In a few years, new air quality regulations approved by the California Air Resources Board will render Whitney’s entire fleet illegal.

“New CARB rules are putting me out of business,” he says.

CARB claims that diesel particulates, a type of pollution emitted from buses and trucks, contributes to 2,000 premature deaths in California each year. But UCLA epidemiologist Dr. James Enstrom says the number should be closer to zero.

In 2005 Enstrom authored an extensive study that found no relationship between diesel particulates and premature deaths. He says his study, as well as other evidence that agrees with it, have been ignored by an agency bent on passing ever more stringent regulations regardless of their effect on California’s economy.

Enstrom blew the whistle on CARB for, among other things, failing to publicize that the lead author of the study that was used to justify the new regulations falsified his education history (he purchased his PhD from an online diploma mill).

But UCLA didn’t come to Enstrom’s defense.

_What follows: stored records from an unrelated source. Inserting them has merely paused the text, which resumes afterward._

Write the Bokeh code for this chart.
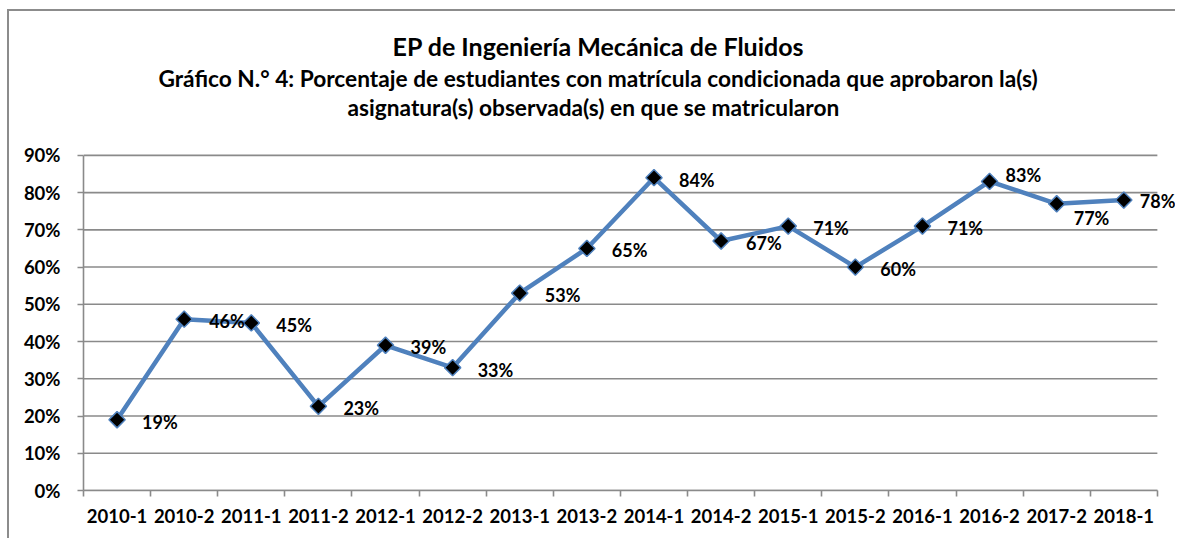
import math
from bokeh.plotting import figure
from bokeh.models import (ColumnDataSource, FixedTicker, Title, LabelSet, Range1d)
from bokeh.core.properties import value
from bokeh.embed import file_html
from bokeh.resources import INLINE

periods = ["2010-1", "2010-2", "2011-1", "2011-2", "2012-1", "2012-2", "2013-1",
           "2013-2", "2014-1", "2014-2", "2015-1", "2015-2", "2016-1", "2016-2",
           "2017-2", "2018-1"]
rates = [0.19, 0.46, 0.45, 0.226, 0.39, 0.33, 0.53, 0.65, 0.84, 0.67, 0.71,
         0.60, 0.71, 0.83, 0.77, 0.78]
rate_labels = ["19%", "46%", "45%", "23%", "39%", "33%", "53%", "65%", "84%",
               "67%", "71%", "60%", "71%", "83%", "77%", "78%"]
y_ticks = [0.0, 0.1, 0.2, 0.3, 0.4, 0.5, 0.6, 0.7, 0.8, 0.9]
y_tick_labels = ["0%", "10%", "20%", "30%", "40%", "50%", "60%", "70%", "80%", "90%"]

title_main = "EP de Ingeniería Mecánica de Fluidos"
title_sub1 = "Gráfico N.° 4: Porcentaje de estudiantes con matrícula condicionada que aprobaron la(s)"
title_sub2 = "asignatura(s) observada(s) en que se matricularon"

# label placement (styling)
label_dx = [25] * 13 + [16, 17, 16]
label_dy = [-2] * 13 + [6, -14, -1]

FONT = "Lato"
BLUE = "#4F81BD"
GRID = "#8A8A8A"

n = len(periods)
xs = [i + 0.5 for i in range(n)]
y_top = y_ticks[-1]
src = ColumnDataSource(dict(x=xs, y=rates, lab=rate_labels, dx=label_dx, dy=label_dy))
grid_src = ColumnDataSource(dict(y=y_ticks))

p = figure(width=1168, height=529, output_backend="svg", toolbar_location=None,
           x_range=Range1d(0, n + 0.3), y_range=Range1d(0, y_top + 0.005),
           min_border_left=74, min_border_right=0, min_border_bottom=50,
           min_border_top=0)
p.background_fill_color = "white"
p.border_fill_color = "white"
p.outline_line_color = None
p.styles = {"margin-left": "7px", "margin-top": "9px",
            "border-top": "2px solid #8C8C8C", "border-left": "2px solid #8C8C8C"}

# titles (first added is nearest the plot)
def spacer(h):
    return Title(text=" ", text_font_size="1px", standoff=h)

p.add_layout(spacer(30), "above")
p.add_layout(Title(text=title_sub2, align="left", offset=264, text_font=FONT,
                   text_font_size="22.7px", text_font_style="bold",
                   text_color="black", standoff=0), "above")
p.add_layout(Title(text=title_sub1, align="left", offset=75, text_font=FONT,
                   text_font_size="22.7px", text_font_style="bold",
                   text_color="black", standoff=0), "above")
p.add_layout(Title(text=title_main, align="left", offset=309, text_font=FONT,
                   text_font_size="25px", text_font_style="bold",
                   text_color="black", standoff=3), "above")
p.add_layout(spacer(13), "above")

# horizontal gridlines limited to the category span
p.xgrid.grid_line_color = None
p.ygrid.grid_line_color = None
p.segment(x0=0, x1=n, y0="y", y1="y", source=grid_src, line_color=GRID, line_width=1.6)

# y axis
p.yaxis.ticker = FixedTicker(ticks=y_ticks)
p.yaxis.bounds = (0, y_top)
p.yaxis.major_label_overrides = {t: l for t, l in zip(y_ticks, y_tick_labels)}
p.yaxis.axis_line_color = GRID
p.yaxis.axis_line_width = 1.6
p.yaxis.major_tick_line_color = GRID
p.yaxis.major_tick_line_width = 1.6
p.yaxis.major_tick_in = 0
p.yaxis.major_tick_out = 6
p.yaxis.minor_tick_line_color = None
p.yaxis.major_label_text_font = FONT
p.yaxis.major_label_text_font_size = "18.5px"
p.yaxis.major_label_text_font_style = "bold"
p.yaxis.major_label_text_color = "black"
p.yaxis.major_label_standoff = 17

# x axis: labels at category centres, ticks on boundaries
p.xaxis.ticker = FixedTicker(ticks=xs, minor_ticks=list(range(n + 1)))
p.xaxis.bounds = (0, n)
p.xaxis.major_label_overrides = {x: lab for x, lab in zip(xs, periods)}
p.xaxis.axis_line_color = GRID
p.xaxis.axis_line_width = 1.6
p.xaxis.major_tick_line_color = None
p.xaxis.major_tick_in = 0
p.xaxis.major_tick_out = 0
p.xaxis.minor_tick_line_color = GRID
p.xaxis.minor_tick_line_width = 1.6
p.xaxis.minor_tick_in = 0
p.xaxis.minor_tick_out = 6
p.xaxis.major_label_text_font = FONT
p.xaxis.major_label_text_font_size = "18.5px"
p.xaxis.major_label_text_font_style = "bold"
p.xaxis.major_label_text_color = "black"
p.xaxis.major_label_standoff = 12

# series
p.line("x", "y", source=src, line_color=BLUE, line_width=4.5)
p.scatter("x", "y", source=src, marker="square", size=11.5, angle=math.pi / 4,
          fill_color="black", line_color=BLUE, line_width=1.5)

labels = LabelSet(x="x", y="y", text="lab", source=src, x_offset="dx", y_offset="dy",
                  text_font=value(FONT), text_font_size="18px", text_font_style="bold",
                  text_color="black", text_align="left", text_baseline="middle")
p.add_layout(labels)

open("out.html", "w").write(file_html(p, INLINE))
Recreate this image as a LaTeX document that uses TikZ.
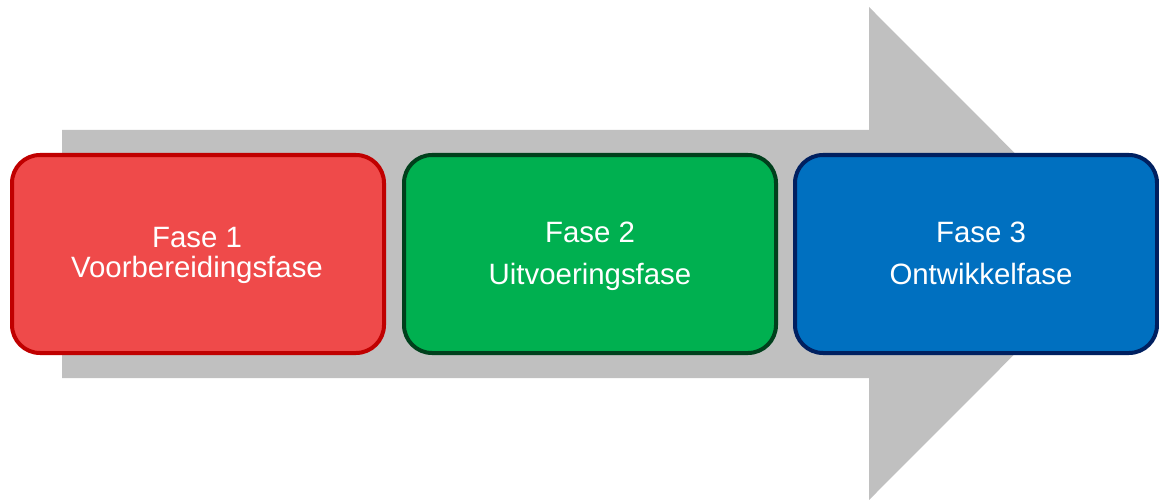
\documentclass[tikz,border=0pt]{standalone}
\usepackage{fontspec}
\setmainfont{Liberation Sans}
\definecolor{arrowgray}{HTML}{C0C0C0}
\definecolor{redfill}{HTML}{EF4A4A}
\definecolor{redline}{HTML}{C00000}
\definecolor{greenfill}{HTML}{00B050}
\definecolor{greenline}{HTML}{00401C}
\definecolor{bluefill}{HTML}{0070C0}
\definecolor{blueline}{HTML}{002060}
\begin{document}
\begin{tikzpicture}[x=1pt,y=-1pt,
  phase/.style={line width=4pt,rounded corners=28pt},
  lbl/.style={text=white,anchor=base,inner sep=0pt,font=\fontsize{29.4}{31}\selectfont}]
\useasboundingbox (0,0) rectangle (1159,500);
\fill[arrowgray] (62,130) -- (869,130) -- (869,7) -- (1115,253.5) -- (869,500) -- (869,378) -- (62,378) -- cycle;
\draw[phase,fill=redfill,draw=redline] (12,155) rectangle (384,353);
\draw[phase,fill=greenfill,draw=greenline] (404,155) rectangle (776,353);
\draw[phase,fill=bluefill,draw=blueline] (795,155) rectangle (1157,353);
\node[lbl] (r1) at (197,247) {Fase 1};
\node[lbl] (r2) at (197,277) {Voorbereidingsfase};
\node[lbl] (g1) at (590,242) {Fase 2};
\node[lbl] (g2) at (590,284) {Uitvoeringsfase};
\node[lbl] (b1) at (981,242) {Fase 3};
\node[lbl] (b2) at (981,284) {Ontwikkelfase};
\end{tikzpicture}
\end{document}
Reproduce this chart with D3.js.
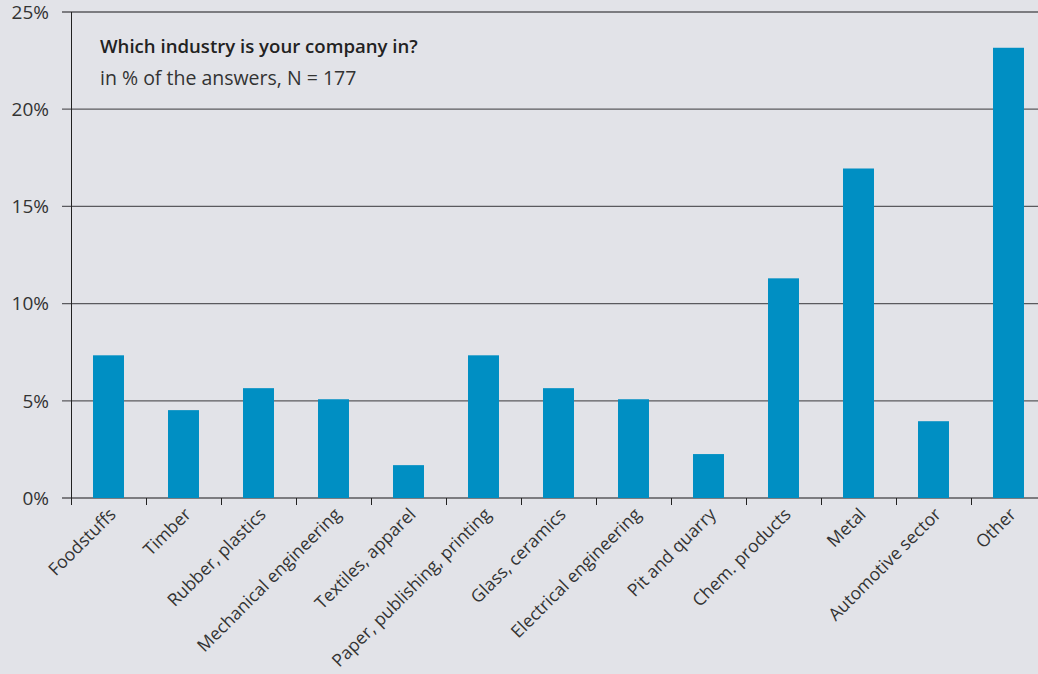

In fact, officials informed him that, after 34 years at the university, he was out of a job.

“The environmental regulation machine in powerful in California,” says Adam Kissel of the Foundation for Individual Rights in Education, which is defending Enstrom in the fight to keep his job. “When Dr. Enstrom went up against that machine he was retaliated against.”

A hearing that begins on April 4 will determine whether Dr. Enstrom keeps his job, and the final decision rests with UCLA Chancellor Gene Block.

Says Kissel, “If Dr. Enstrom loses his job because he exercised his academic freedom, then it’s a message to other researchers that you’d better not rock the boat because you might be next.”